Evaluate the impact and importance of the regulation of the market on a business and its stakeholders

A

Advantages:

Promotes Competition: Market regulation helps to promote competition by limiting the power of dominant companies and encouraging new entrants into the market. This increased competition can result in lower prices, improved quality, and a wider range of choices for consumers.

Protects Consumers: Market regulation helps to protect consumers by ensuring that businesses do not engage in anti-competitive practices such as price-fixing, market sharing, or abuse of a dominant market position.

Increases Transparency: Market regulation helps to increase transparency by requiring companies to disclose information about their business practices, financial performance, and products. This information can help consumers make more informed decisions and can also help investors make better investment decisions.

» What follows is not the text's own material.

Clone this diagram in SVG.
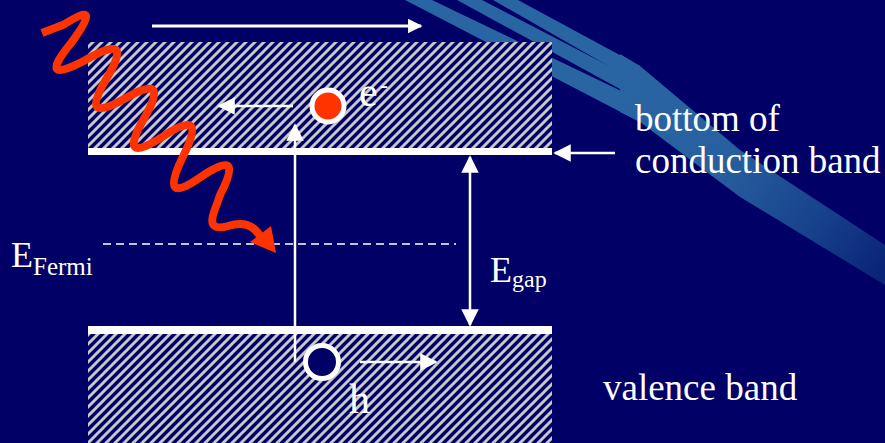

Ensures Fairness: Market regulation helps to ensure fairness by preventing companies from engaging in anti-competitive practices or exploiting their dominant market position. This helps to level the playing field and promote a fair market environment.

Disadvantages:

Adds Costs: Market regulation can add costs to businesses, as they must comply with regulations, report to regulatory agencies, and potentially face penalties for non-compliance.

Slows Innovation: Market regulation can slow innovation by limiting the ability of companies to pursue new business strategies or enter new markets. This can reduce the rate of technological progress and limit the ability of companies to adapt to changing market conditions.

Stifles Competition: Market regulation can stifle competition by creating barriers to entry for new companies and limiting the ability of existing companies to compete.